[Records from a data collection]
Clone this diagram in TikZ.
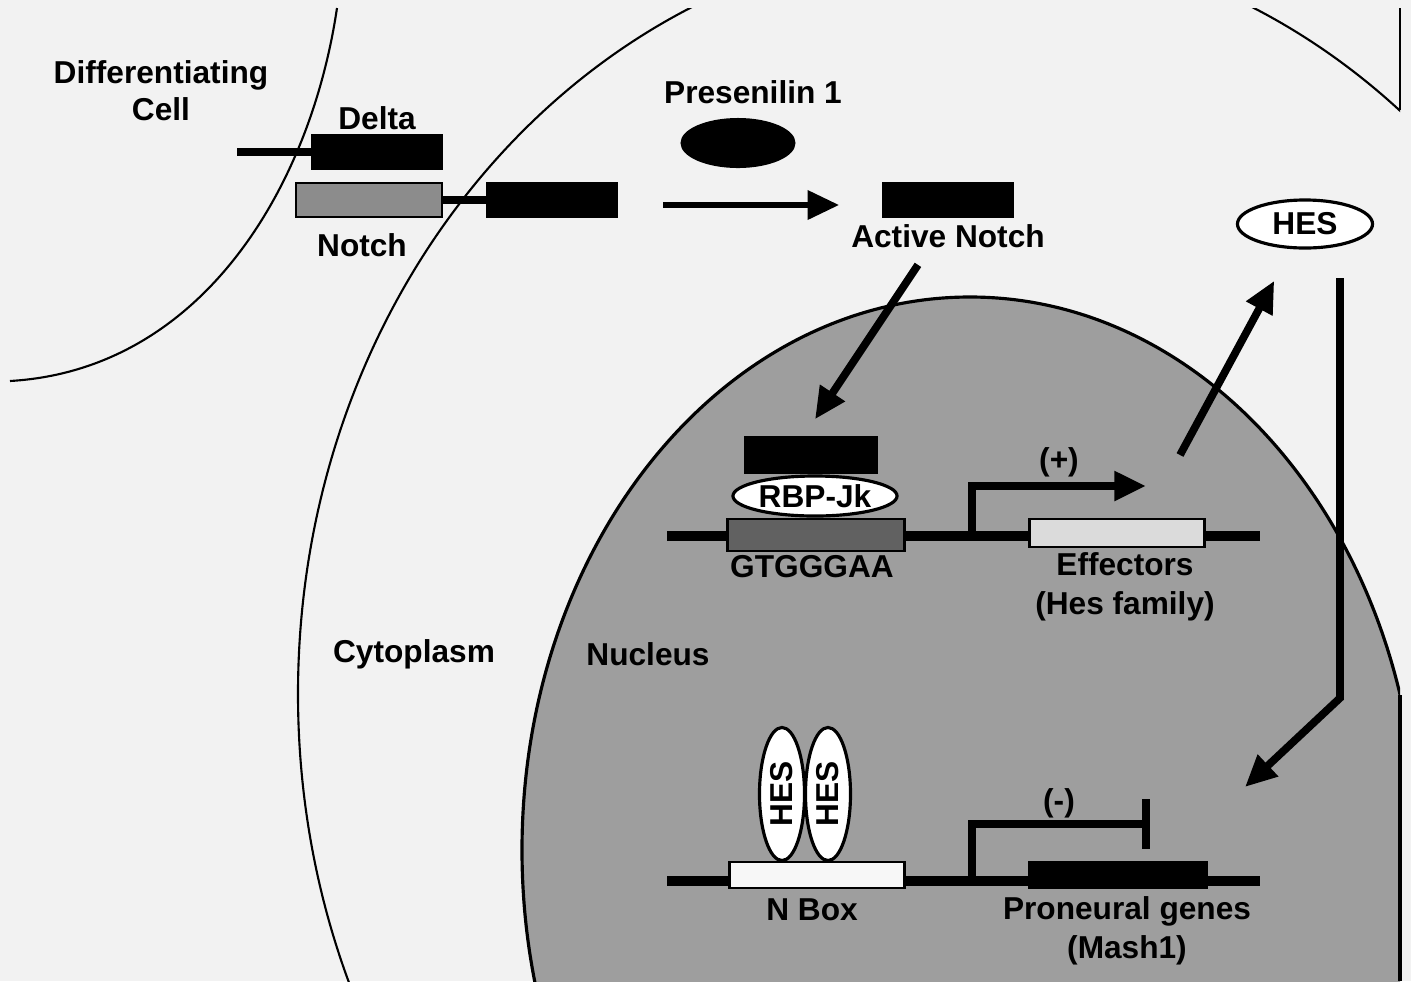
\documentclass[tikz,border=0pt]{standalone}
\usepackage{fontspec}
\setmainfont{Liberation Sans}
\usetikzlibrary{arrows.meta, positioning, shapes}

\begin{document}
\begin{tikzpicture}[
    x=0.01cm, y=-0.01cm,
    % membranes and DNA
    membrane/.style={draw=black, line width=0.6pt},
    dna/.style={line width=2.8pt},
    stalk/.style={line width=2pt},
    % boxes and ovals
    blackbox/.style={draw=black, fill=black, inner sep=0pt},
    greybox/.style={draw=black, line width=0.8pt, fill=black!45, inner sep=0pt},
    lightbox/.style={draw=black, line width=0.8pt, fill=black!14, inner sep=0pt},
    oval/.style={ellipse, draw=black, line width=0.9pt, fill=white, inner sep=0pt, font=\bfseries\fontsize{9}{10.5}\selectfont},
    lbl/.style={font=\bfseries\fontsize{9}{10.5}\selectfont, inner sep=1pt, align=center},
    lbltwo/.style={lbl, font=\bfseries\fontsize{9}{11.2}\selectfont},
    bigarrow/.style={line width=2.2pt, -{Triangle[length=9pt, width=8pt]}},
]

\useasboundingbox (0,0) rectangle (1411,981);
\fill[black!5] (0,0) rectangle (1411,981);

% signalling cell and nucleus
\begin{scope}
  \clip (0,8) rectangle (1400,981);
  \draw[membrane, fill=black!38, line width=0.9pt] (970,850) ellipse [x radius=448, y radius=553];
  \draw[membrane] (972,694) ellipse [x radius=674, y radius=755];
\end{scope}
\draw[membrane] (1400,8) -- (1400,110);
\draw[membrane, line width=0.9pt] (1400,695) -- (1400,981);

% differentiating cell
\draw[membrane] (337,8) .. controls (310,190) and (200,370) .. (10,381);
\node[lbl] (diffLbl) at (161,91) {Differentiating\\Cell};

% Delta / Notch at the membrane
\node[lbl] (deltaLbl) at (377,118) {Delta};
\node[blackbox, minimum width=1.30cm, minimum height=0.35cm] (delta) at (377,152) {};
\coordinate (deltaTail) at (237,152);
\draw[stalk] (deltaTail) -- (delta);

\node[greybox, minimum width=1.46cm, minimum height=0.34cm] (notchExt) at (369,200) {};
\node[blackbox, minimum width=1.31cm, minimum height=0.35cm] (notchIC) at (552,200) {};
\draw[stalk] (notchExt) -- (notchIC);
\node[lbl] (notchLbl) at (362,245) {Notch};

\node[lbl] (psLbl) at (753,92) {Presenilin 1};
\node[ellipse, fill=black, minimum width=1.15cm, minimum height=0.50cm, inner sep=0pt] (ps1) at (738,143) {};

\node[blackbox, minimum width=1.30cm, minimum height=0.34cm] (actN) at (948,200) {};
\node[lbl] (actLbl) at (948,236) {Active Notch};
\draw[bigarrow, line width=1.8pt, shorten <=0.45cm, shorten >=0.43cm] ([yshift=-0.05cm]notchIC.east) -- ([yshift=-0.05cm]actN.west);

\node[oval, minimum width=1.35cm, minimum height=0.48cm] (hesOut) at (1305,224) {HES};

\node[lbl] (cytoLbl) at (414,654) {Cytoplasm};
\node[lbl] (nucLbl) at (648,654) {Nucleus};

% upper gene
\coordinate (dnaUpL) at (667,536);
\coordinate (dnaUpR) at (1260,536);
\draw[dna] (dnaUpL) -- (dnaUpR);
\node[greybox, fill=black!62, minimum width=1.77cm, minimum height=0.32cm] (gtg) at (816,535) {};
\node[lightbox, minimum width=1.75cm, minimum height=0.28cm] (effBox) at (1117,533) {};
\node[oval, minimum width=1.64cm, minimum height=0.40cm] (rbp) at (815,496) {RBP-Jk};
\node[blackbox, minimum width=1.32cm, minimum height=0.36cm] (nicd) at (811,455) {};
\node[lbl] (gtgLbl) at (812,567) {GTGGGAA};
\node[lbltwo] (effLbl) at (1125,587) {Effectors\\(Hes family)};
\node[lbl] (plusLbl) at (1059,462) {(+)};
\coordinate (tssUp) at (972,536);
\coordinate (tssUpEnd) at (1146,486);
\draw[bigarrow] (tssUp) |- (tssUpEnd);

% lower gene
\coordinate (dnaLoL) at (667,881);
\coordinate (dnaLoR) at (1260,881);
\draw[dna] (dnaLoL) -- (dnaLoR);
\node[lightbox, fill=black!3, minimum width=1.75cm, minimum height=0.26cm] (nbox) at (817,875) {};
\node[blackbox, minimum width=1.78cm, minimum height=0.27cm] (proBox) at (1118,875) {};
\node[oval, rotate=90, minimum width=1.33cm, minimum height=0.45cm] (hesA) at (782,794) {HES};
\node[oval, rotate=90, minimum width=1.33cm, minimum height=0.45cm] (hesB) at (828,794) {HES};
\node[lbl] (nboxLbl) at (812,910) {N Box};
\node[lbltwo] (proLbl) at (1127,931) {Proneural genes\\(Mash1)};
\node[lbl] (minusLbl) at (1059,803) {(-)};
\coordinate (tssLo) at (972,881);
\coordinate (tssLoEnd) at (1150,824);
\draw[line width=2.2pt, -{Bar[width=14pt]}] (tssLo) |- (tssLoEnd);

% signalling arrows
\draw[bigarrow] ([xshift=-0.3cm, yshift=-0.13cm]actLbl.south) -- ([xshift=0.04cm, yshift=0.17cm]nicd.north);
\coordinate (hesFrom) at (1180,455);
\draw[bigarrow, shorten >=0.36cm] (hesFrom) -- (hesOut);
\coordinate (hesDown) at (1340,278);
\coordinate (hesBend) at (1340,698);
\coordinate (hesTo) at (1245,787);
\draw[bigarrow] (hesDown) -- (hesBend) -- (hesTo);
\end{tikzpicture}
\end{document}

* * *

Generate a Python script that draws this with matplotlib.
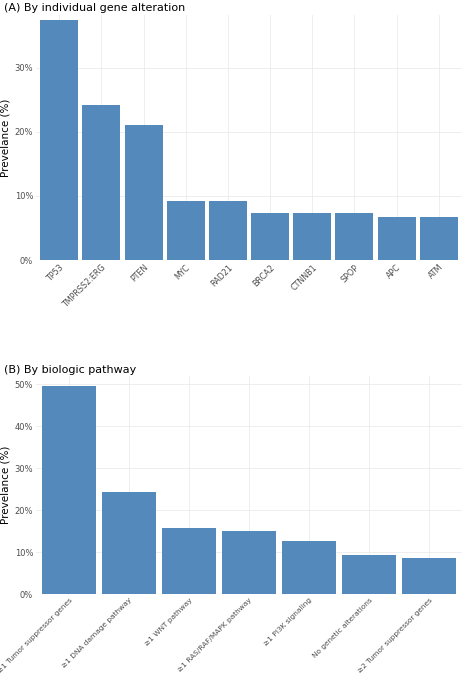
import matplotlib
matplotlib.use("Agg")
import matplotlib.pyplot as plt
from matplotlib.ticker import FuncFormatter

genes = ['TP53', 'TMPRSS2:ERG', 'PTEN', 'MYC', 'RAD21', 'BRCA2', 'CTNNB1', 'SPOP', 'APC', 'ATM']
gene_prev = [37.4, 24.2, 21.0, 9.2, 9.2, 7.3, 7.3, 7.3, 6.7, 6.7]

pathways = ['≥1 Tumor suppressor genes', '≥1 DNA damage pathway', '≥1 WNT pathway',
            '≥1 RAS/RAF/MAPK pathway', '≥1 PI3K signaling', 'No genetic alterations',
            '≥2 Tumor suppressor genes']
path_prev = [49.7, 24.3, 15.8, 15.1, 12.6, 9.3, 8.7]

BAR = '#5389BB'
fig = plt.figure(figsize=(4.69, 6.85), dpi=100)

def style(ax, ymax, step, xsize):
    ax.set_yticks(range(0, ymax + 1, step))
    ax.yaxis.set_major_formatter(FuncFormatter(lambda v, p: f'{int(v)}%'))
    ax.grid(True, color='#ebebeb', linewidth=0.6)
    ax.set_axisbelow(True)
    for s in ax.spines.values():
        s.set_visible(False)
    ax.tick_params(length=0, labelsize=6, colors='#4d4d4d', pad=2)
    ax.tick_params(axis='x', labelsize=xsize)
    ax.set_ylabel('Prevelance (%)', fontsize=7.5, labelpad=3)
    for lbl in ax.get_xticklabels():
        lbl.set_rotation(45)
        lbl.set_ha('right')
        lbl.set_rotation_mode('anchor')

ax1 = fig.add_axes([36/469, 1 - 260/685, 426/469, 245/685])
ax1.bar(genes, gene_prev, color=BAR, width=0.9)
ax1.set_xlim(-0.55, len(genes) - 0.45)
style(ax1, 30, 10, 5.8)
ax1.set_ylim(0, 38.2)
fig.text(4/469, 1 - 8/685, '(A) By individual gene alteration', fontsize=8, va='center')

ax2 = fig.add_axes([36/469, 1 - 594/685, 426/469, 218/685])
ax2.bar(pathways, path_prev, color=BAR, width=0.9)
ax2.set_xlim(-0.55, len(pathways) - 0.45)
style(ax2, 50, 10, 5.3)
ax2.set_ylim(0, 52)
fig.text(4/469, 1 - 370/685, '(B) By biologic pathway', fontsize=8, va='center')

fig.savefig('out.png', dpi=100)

* * *

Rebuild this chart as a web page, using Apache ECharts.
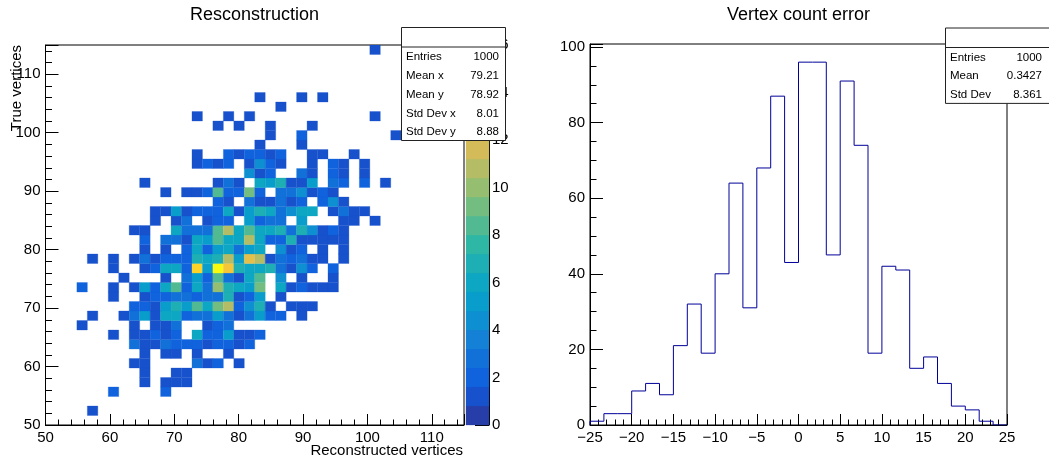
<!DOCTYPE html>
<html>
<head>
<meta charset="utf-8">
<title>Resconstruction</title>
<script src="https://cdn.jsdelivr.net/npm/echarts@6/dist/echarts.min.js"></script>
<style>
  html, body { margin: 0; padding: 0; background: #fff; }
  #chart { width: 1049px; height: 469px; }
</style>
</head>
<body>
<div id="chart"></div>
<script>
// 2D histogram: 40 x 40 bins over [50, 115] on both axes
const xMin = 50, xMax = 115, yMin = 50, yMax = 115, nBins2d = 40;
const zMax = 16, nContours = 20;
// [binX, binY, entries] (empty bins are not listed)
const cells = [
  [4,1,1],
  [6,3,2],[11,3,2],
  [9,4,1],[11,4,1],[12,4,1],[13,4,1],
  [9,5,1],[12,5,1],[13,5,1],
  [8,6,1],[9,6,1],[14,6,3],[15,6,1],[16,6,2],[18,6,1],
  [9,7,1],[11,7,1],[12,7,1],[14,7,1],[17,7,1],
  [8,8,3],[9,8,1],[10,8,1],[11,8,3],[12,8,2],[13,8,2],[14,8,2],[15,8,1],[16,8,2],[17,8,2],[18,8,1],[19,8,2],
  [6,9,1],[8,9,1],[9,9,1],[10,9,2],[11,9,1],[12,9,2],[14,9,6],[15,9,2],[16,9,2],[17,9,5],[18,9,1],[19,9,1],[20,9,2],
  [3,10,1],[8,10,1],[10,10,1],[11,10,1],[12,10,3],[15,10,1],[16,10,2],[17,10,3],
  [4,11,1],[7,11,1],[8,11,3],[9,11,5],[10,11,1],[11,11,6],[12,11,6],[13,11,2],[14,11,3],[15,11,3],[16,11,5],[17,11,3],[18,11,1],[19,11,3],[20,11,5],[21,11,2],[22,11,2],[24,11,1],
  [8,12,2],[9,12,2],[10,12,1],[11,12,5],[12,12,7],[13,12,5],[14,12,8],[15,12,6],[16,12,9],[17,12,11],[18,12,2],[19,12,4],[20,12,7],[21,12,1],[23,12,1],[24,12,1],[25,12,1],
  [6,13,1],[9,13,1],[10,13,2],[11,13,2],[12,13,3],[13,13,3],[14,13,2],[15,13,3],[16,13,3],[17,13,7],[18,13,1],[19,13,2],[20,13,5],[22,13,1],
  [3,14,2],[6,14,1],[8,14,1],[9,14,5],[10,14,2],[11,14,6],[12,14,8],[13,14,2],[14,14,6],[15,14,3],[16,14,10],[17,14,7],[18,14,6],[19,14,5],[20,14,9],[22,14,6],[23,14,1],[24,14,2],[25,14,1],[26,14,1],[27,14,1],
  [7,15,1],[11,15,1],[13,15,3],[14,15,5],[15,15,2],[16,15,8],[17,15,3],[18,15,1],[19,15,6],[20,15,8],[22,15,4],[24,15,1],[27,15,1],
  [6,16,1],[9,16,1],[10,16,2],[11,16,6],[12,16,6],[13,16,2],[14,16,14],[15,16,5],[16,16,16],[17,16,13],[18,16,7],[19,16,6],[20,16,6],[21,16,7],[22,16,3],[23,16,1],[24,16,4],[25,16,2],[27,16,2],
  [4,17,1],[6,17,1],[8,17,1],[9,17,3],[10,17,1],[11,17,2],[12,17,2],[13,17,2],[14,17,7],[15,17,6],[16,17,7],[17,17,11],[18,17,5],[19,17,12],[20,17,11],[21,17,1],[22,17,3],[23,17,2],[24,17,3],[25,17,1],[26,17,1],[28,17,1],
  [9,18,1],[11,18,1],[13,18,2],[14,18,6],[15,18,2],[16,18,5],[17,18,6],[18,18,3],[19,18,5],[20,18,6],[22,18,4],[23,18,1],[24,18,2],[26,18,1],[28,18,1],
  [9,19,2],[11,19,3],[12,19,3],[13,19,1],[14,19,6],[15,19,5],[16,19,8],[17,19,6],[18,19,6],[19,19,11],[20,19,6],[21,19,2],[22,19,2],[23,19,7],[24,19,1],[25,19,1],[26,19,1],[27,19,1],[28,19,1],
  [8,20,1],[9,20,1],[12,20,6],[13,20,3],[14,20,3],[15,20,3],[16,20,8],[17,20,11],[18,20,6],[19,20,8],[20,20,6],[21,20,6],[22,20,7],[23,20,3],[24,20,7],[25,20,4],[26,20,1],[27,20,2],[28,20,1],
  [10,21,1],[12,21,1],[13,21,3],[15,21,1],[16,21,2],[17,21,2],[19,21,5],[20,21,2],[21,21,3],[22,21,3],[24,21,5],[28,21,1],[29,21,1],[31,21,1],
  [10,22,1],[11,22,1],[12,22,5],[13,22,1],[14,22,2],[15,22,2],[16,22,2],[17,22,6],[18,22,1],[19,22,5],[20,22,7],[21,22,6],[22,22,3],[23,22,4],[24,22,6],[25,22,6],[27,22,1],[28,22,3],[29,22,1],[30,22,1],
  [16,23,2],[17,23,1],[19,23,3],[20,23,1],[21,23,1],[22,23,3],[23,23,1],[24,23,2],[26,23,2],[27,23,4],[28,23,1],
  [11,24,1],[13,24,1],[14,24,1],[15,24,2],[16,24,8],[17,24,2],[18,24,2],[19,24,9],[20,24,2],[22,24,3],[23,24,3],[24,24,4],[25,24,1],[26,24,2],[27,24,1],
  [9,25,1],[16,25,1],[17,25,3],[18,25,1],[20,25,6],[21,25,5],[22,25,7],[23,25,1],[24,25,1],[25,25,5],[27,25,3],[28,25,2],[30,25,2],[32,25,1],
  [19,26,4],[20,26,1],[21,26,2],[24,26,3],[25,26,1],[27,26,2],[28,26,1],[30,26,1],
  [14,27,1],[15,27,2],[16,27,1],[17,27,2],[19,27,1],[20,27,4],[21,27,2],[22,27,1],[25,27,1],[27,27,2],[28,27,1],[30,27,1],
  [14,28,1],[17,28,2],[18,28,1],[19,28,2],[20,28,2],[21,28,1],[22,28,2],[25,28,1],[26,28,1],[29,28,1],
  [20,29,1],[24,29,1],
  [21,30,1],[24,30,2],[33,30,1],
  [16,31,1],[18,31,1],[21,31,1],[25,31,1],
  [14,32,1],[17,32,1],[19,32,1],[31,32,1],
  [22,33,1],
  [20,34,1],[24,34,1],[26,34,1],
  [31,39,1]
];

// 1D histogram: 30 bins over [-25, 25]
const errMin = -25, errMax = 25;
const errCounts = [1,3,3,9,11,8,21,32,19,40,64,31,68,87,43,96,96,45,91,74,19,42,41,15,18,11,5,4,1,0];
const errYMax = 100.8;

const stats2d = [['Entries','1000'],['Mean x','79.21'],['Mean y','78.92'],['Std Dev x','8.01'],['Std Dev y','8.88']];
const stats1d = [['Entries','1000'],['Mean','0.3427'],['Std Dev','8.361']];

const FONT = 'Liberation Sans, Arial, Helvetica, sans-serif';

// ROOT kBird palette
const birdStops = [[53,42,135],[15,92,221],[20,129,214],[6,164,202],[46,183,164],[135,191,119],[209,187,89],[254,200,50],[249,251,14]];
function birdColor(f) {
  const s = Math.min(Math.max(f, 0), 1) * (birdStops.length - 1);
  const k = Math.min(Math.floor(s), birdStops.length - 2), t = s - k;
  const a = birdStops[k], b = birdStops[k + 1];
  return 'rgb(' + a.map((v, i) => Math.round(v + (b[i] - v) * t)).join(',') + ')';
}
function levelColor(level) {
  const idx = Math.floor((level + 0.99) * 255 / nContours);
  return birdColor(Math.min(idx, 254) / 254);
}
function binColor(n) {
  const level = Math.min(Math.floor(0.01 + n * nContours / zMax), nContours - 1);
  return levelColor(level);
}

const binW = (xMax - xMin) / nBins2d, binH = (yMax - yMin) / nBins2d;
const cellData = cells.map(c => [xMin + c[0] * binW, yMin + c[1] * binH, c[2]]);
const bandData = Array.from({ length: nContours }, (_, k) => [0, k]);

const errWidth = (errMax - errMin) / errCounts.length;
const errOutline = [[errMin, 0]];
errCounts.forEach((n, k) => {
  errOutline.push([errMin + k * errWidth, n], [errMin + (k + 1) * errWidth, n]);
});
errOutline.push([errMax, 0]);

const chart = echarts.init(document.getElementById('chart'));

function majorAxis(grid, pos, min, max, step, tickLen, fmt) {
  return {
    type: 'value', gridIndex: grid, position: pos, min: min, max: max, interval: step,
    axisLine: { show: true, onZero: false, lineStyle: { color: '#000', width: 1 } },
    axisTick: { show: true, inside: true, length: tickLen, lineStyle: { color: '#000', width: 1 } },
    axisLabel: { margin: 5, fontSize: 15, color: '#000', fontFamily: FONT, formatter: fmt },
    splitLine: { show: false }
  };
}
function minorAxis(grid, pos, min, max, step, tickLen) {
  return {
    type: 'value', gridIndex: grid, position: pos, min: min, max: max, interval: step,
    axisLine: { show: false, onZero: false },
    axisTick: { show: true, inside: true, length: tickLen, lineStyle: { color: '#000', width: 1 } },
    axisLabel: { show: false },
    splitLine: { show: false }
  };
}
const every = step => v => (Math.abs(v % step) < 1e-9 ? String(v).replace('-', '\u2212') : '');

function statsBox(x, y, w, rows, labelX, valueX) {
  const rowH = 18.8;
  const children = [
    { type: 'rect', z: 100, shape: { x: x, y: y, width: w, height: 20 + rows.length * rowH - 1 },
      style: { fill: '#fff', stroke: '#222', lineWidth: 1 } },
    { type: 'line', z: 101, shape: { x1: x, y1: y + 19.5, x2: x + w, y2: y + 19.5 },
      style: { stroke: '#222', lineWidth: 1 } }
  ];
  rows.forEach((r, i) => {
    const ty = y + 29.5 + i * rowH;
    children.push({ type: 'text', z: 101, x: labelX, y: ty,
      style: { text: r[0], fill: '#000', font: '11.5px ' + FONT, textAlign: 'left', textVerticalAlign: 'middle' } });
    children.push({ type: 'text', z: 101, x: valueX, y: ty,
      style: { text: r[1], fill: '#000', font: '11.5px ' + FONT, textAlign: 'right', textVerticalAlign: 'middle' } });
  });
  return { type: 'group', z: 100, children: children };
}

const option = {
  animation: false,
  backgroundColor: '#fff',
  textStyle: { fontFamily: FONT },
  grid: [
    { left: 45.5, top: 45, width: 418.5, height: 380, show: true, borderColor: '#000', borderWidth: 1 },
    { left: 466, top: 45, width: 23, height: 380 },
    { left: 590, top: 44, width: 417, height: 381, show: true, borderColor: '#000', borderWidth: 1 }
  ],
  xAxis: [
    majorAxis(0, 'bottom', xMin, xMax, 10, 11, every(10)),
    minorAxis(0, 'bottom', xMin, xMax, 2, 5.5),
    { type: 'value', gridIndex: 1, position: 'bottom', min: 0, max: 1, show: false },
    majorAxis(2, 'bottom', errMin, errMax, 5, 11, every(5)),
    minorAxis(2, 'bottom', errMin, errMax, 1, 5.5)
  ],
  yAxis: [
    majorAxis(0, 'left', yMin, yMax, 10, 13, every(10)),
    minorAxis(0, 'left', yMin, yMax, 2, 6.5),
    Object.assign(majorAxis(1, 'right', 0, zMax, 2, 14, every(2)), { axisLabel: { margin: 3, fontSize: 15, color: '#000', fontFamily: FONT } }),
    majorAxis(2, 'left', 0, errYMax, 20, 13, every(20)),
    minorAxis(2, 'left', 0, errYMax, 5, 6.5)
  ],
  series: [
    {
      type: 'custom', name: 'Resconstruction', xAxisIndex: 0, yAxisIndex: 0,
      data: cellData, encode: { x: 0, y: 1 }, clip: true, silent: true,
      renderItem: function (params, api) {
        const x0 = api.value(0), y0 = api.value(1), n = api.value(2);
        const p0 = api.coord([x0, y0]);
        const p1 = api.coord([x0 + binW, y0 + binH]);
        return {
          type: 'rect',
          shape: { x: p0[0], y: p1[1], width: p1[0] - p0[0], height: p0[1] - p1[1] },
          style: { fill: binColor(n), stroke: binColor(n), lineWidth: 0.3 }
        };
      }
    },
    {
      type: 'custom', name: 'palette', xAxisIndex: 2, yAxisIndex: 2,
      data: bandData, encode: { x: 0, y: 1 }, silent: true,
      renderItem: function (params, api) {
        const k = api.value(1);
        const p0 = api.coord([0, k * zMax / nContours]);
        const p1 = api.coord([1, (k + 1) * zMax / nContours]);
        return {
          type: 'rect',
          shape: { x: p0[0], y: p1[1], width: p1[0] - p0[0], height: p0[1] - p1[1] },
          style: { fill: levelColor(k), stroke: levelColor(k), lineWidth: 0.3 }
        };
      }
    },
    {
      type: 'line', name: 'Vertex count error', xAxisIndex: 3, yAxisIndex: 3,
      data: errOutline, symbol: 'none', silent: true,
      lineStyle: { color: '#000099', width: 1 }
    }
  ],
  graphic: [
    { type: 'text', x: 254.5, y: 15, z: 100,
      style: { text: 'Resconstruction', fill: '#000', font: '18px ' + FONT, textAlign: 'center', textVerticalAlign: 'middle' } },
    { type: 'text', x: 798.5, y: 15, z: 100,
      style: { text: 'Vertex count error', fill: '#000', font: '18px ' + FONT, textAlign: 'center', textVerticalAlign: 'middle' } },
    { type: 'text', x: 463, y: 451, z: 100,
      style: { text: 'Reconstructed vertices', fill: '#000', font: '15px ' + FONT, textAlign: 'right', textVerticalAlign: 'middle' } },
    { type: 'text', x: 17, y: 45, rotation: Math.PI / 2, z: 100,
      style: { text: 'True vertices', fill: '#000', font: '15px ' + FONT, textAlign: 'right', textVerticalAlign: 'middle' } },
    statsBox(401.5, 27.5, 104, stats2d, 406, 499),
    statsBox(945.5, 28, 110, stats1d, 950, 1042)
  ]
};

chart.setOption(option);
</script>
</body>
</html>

To be done:
Taking the material above, give again exactly the lines from the one holding "Generate a Python" through the one holding "7.3, 6.7, 6.7]", with both ends and without pictures.

The response:
Generate a Python script that draws this with matplotlib.
import matplotlib
matplotlib.use("Agg")
import matplotlib.pyplot as plt
from matplotlib.ticker import FuncFormatter

genes = ['TP53', 'TMPRSS2:ERG', 'PTEN', 'MYC', 'RAD21', 'BRCA2', 'CTNNB1', 'SPOP', 'APC', 'ATM']
gene_prev = [37.4, 24.2, 21.0, 9.2, 9.2, 7.3, 7.3, 7.3, 6.7, 6.7]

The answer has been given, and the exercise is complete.